Hat schon der christliche Obskurantismus vieler Wolgadeutschen manchen Westdeutschen das Fürchten gelehrt, so ist der Unterschied im Religionsverständnis zwischen einem emanzipierten Marokkaner und einem tadschikischen Hinterwäldler allenfalls noch krasser. Da der offizielle „Klerus" gleichgeschaltet und strenger Aufsicht durch das KGB unterstellt war, wurde der Islam einem Heer von Quacksalbern überantwortet. In der guten alten Zeit hatten manche dieser Zauberdoktoren Format, doch in der dritten Generation nach der bolschewistischen Machtergreifung trifft man meist nur noch auf kümmerliche Überbleibsel.

Buchara in Usbekistan ist für den Islam fast eine heilige Stadt - nach Mekka, Medina und Jerusalem. Wird es wieder zum Zentrum des Geistesschaffens mit Ausstrahlung bis nach Marokko und Indonesien? Welche Art von Islam wird sich hier durchsetzen, der Fundamentalismus saudischer oder algerischer Spielart? Oder ist aus Buchara eine islamische Aufklärung zu erwarten als Folge der Läuterung im Fegefeuer des atheistischen Sowjetimperialismus?

In Usbekistan ist auch der einstmals oberste „Sowjet-Moslem" zu Hause, Mufti Babakhän - bis vor wenigen Jahren noch Babakhänov; doch legte der gewiefte Korangelehrte in weiser Voraussicht das ov bereits Anfang der achtziger Jahre ab. Mufti ist ein hoher religiöser Rang bei den Sunniten, entfernt vergleichbar dem eines Ajatollah bei den Schiiten. Die Ba-bakhäns - Vater und Sohn - genießen Ansehen in den arabischen Staaten, die sie häufig bereisen durften. Sie standen an der Spitze einer Handvoll von Sowjet-Moslems, die Moskau in den siebziger und achtziger Jahren gern auf Auslands-Toumee schickte, um der islamischen Welt zu demonstrieren, wie gut es den Moslems in der UdSSR ginge. Im eigenen Volk gelten die Babakhäns deshalb als KGB-Marionetten.

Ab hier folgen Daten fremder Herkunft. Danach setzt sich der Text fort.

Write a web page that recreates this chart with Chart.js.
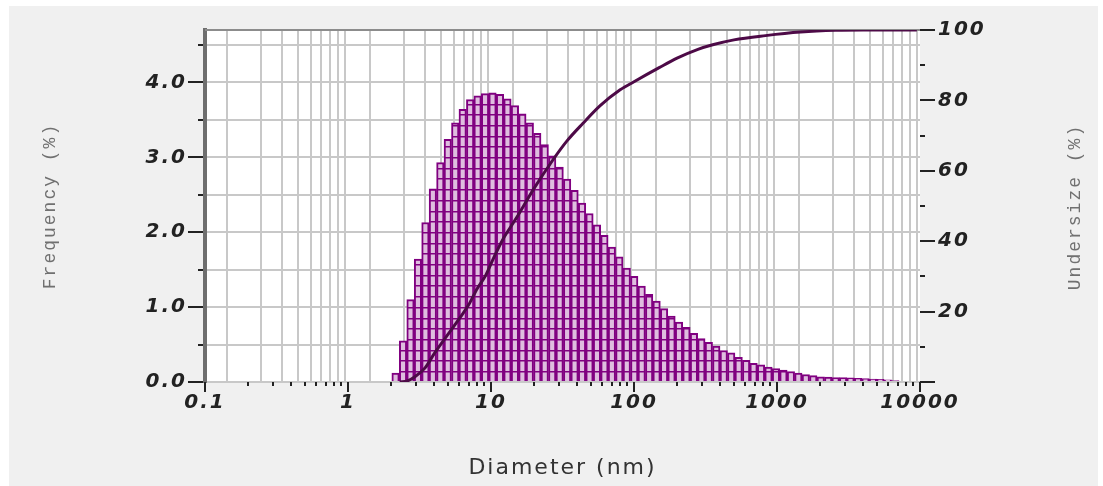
<!DOCTYPE html>
<html>
<head>
<meta charset="utf-8">
<script src="https://cdn.jsdelivr.net/npm/chart.js@4.4.1/dist/chart.umd.min.js"></script>
<style>
  html, body { margin: 0; padding: 0; background: #fff; }
  canvas { display: block; }
</style>
</head>
<body>
<canvas id="psd" width="1103" height="486"></canvas>
<script>
// particle size distribution
const diameters = [2.151, 2.426, 2.735, 3.084, 3.477, 3.921, 4.421, 4.985, 5.622, 6.339,
  7.148, 8.060, 9.088, 10.25, 11.56, 13.03, 14.70, 16.57, 18.69, 21.07,
  23.76, 26.79, 30.21, 34.06, 38.41, 43.31, 48.84, 55.07, 62.10, 70.02,
  78.96, 89.04, 100.4, 113.2, 127.6, 143.9, 162.3, 183.0, 206.4, 232.7,
  262.4, 295.9, 333.6, 376.2, 424.2, 478.4, 539.5, 608.3, 685.9, 773.4,
  872.2, 983.5, 1109, 1251, 1410, 1590, 1793, 2022, 2280, 2570,
  2899, 3269, 3686, 4156, 4687, 5284, 5959, 6719];
const frequency = [0.12, 0.55, 1.10, 1.64, 2.13, 2.58, 2.93, 3.24, 3.46, 3.64,
  3.77, 3.82, 3.85, 3.86, 3.84, 3.78, 3.69, 3.58, 3.46, 3.32,
  3.17, 3.02, 2.87, 2.71, 2.56, 2.39, 2.25, 2.10, 1.96, 1.80,
  1.67, 1.52, 1.41, 1.28, 1.17, 1.08, 0.98, 0.88, 0.80, 0.73,
  0.65, 0.58, 0.53, 0.48, 0.42, 0.39, 0.33, 0.29, 0.25, 0.23,
  0.20, 0.18, 0.16, 0.14, 0.12, 0.10, 0.085, 0.07, 0.065, 0.06,
  0.058, 0.055, 0.05, 0.045, 0.04, 0.035, 0.03, 0.02];
const cumDiameters = [2.3, 2.6, 2.94, 3.46, 4.0, 5.0, 6.0, 7.0, 8.0, 9.1,
  10.5, 12.1, 15, 20, 27, 34, 44, 58, 80, 100,
  150, 200, 280, 355, 500, 830, 1460, 2570, 4000, 9500];
const undersize = [0, 0.3, 1.5, 4, 8, 13.5, 18, 22, 26.5, 30,
  35.5, 40.5, 46.5, 55, 63, 68.5, 73.5, 78.5, 83, 85.3,
  89.3, 92.0, 94.5, 95.8, 97.2, 98.4, 99.4, 99.9, 100, 100];

const xTicks = [0.1, 0.2, 0.3, 0.4, 0.5, 0.6, 0.7, 0.8, 0.9,
  1, 2, 3, 4, 5, 6, 7, 8, 9,
  10, 20, 30, 40, 50, 60, 70, 80, 90,
  100, 200, 300, 400, 500, 600, 700, 800, 900,
  1000, 2000, 3000, 4000, 5000, 6000, 7000, 8000, 9000, 10000];
const xTickLabels = ['0.1', '1', '10', '100', '1000', '10000'];
const freqTicks = [0, 0.5, 1, 1.5, 2, 2.5, 3, 3.5, 4, 4.5];
const undersizeTicks = [0, 10, 20, 30, 40, 50, 60, 70, 80, 90, 100];

const purple = '#800080';
const tickFont = { family: '"DejaVu Sans"', size: 20, weight: 'bold', style: 'italic' };

const canvas = document.getElementById('psd');
const ctx = canvas.getContext('2d');

// striped fill seen inside the bars
const hatch = (() => {
  const c = document.createElement('canvas');
  c.width = 4; c.height = 107;
  const g = c.getContext('2d');
  g.fillStyle = '#dfbddf';
  g.fillRect(0, 0, 4, 107);
  g.fillStyle = purple;
  for (let i = 0; i < 10; i++) {
    g.fillRect(0, Math.round((60.7 + 10.7 * i) % 107), 4, 1.5);
  }
  return ctx.createPattern(c, 'repeat');
})();

const frame = {
  id: 'frame',
  beforeDraw(chart) {
    const { ctx, chartArea: a, width, height } = chart;
    ctx.save();
    ctx.fillStyle = '#ffffff';
    ctx.fillRect(0, 0, width, height);
    ctx.fillStyle = '#f0f0f0';
    ctx.fillRect(9, 6, width - 14, height - 6);
    ctx.fillStyle = '#ffffff';
    ctx.fillRect(a.left, a.top, a.right - a.left, a.bottom - a.top);
    ctx.restore();
    ctx.letterSpacing = '2px';
  },
  beforeDatasetsDraw(chart) {
    const { ctx, chartArea: a } = chart;
    ctx.save();
    ctx.strokeStyle = '#8c8c8c';
    ctx.lineWidth = 2;
    ctx.beginPath();
    ctx.moveTo(a.left, a.top);
    ctx.lineTo(a.right, a.top);
    ctx.stroke();
    ctx.restore();
  },
  afterDraw(chart) {
    const { ctx, chartArea: a } = chart;
    const { x, y, y2 } = chart.scales;
    ctx.save();
    ctx.strokeStyle = '#222';
    ctx.lineWidth = 2;
    ctx.beginPath();
    freqTicks.forEach(v => {
      const p = Math.round(y.getPixelForValue(v));
      const len = v % 1 === 0 ? 15 : 5;
      ctx.moveTo(a.left - 2 - len, p);
      ctx.lineTo(a.left - 2, p);
    });
    undersizeTicks.forEach(v => {
      const p = Math.round(y2.getPixelForValue(v));
      const len = v % 20 === 0 ? 15 : 5;
      ctx.moveTo(a.right, p);
      ctx.lineTo(a.right + len, p);
    });
    xTicks.forEach(v => {
      const p = Math.round(x.getPixelForValue(v));
      const len = xTickLabels.includes(String(v)) ? 10 : 4;
      ctx.moveTo(p, a.bottom);
      ctx.lineTo(p, a.bottom + len);
    });
    ctx.stroke();

    ctx.translate(1075, 207);
    ctx.rotate(-Math.PI / 2);
    ctx.font = '18px "Liberation Mono"';
    ctx.fillStyle = '#707070';
    ctx.textAlign = 'center';
    ctx.textBaseline = 'middle';
    ctx.fillText('Undersize (%)', 0, 0);
    ctx.restore();
  }
};

new Chart(canvas, {
  type: 'bar',
  data: {
    datasets: [{
      type: 'line',
      label: 'Undersize',
      data: cumDiameters.map((d, i) => ({ x: d, y: undersize[i] })),
      yAxisID: 'y2',
      borderColor: '#4d0a47',
      borderWidth: 3,
      pointRadius: 0,
      cubicInterpolationMode: 'monotone',
      order: 0
    }, {
      type: 'bar',
      label: 'Frequency',
      data: diameters.map((d, i) => ({ x: d, y: frequency[i] })),
      yAxisID: 'y',
      backgroundColor: hatch,
      borderColor: purple,
      borderWidth: 2,
      barThickness: 'flex',
      barPercentage: 1,
      categoryPercentage: 1,
      order: 1
    }]
  },
  options: {
    responsive: false,
    animation: false,
    layout: { padding: { top: 29, left: 0, right: 0, bottom: 0 } },
    plugins: { legend: { display: false }, tooltip: { enabled: false } },
    scales: {
      x: {
        type: 'logarithmic',
        position: 'bottom',
        min: 0.1,
        max: 10000,
        afterBuildTicks: s => { s.ticks = xTicks.map(v => ({ value: v })); },
        afterFit: s => { s.height = 104; },
        grid: { color: '#c8c8c8', lineWidth: 2, drawTicks: false },
        border: { display: false },
        ticks: {
          autoSkip: false,
          maxRotation: 0,
          padding: 9,
          color: '#222',
          font: tickFont,
          callback: v => xTickLabels.includes(String(v)) ? String(v) : ''
        },
        title: {
          display: true,
          text: 'Diameter (nm)',
          color: '#333',
          font: { family: '"DejaVu Sans"', size: 22 },
          padding: { top: 0, bottom: 5 }
        }
      },
      y: {
        position: 'left',
        min: 0,
        max: 4.7,
        afterBuildTicks: s => { s.ticks = freqTicks.map(v => ({ value: v })); },
        afterFit: s => { s.width = 205; },
        grid: { color: '#c8c8c8', lineWidth: 2, drawTicks: false },
        border: { display: true, color: '#6e6e6e', width: 4 },
        ticks: {
          padding: 18,
          color: '#222',
          font: tickFont,
          callback: v => v % 1 === 0 ? v.toFixed(1) : ''
        },
        title: {
          display: true,
          text: 'Frequency (%)',
          color: '#707070',
          font: { family: '"Liberation Mono"', size: 18 },
          padding: { top: 39, bottom: 0 }
        }
      },
      y2: {
        position: 'right',
        min: 0,
        max: 100,
        afterBuildTicks: s => { s.ticks = undersizeTicks.map(v => ({ value: v })); },
        afterFit: s => { s.width = 183; },
        grid: { display: false, drawTicks: false },
        border: { display: false },
        ticks: {
          padding: 18,
          color: '#222',
          font: tickFont,
          callback: v => (v % 20 === 0 && v > 0) ? String(v) : ''
        }
      }
    }
  },
  plugins: [frame]
});
</script>
</body>
</html>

Was wird aus diesem Islam-Establishment? Werden Leute wie die Babakhäns als Kollaborateure vor Gericht gestellt oder können sie sich glaubhaft machen als Führer, die die ganze Zeit unter den ihnen auferlegten Beschränkungen gelitten haben?

Welche Alternativen gibt es in der islamischen Führung? Wie steht es um die jüngeren Imame, deren Studien bereits zu einer Zeit der Auflockerung und stärkerer Auslandskontakte abliefen, gleichzeitig aber auch perfektionierter Manipulierung durch das KGB? Woher soll eine neue Führung kommen, wenn sich hier das Stasi-Syndrom wiederholt und alles in einer allgemeinen Disqualifizie-rung endet?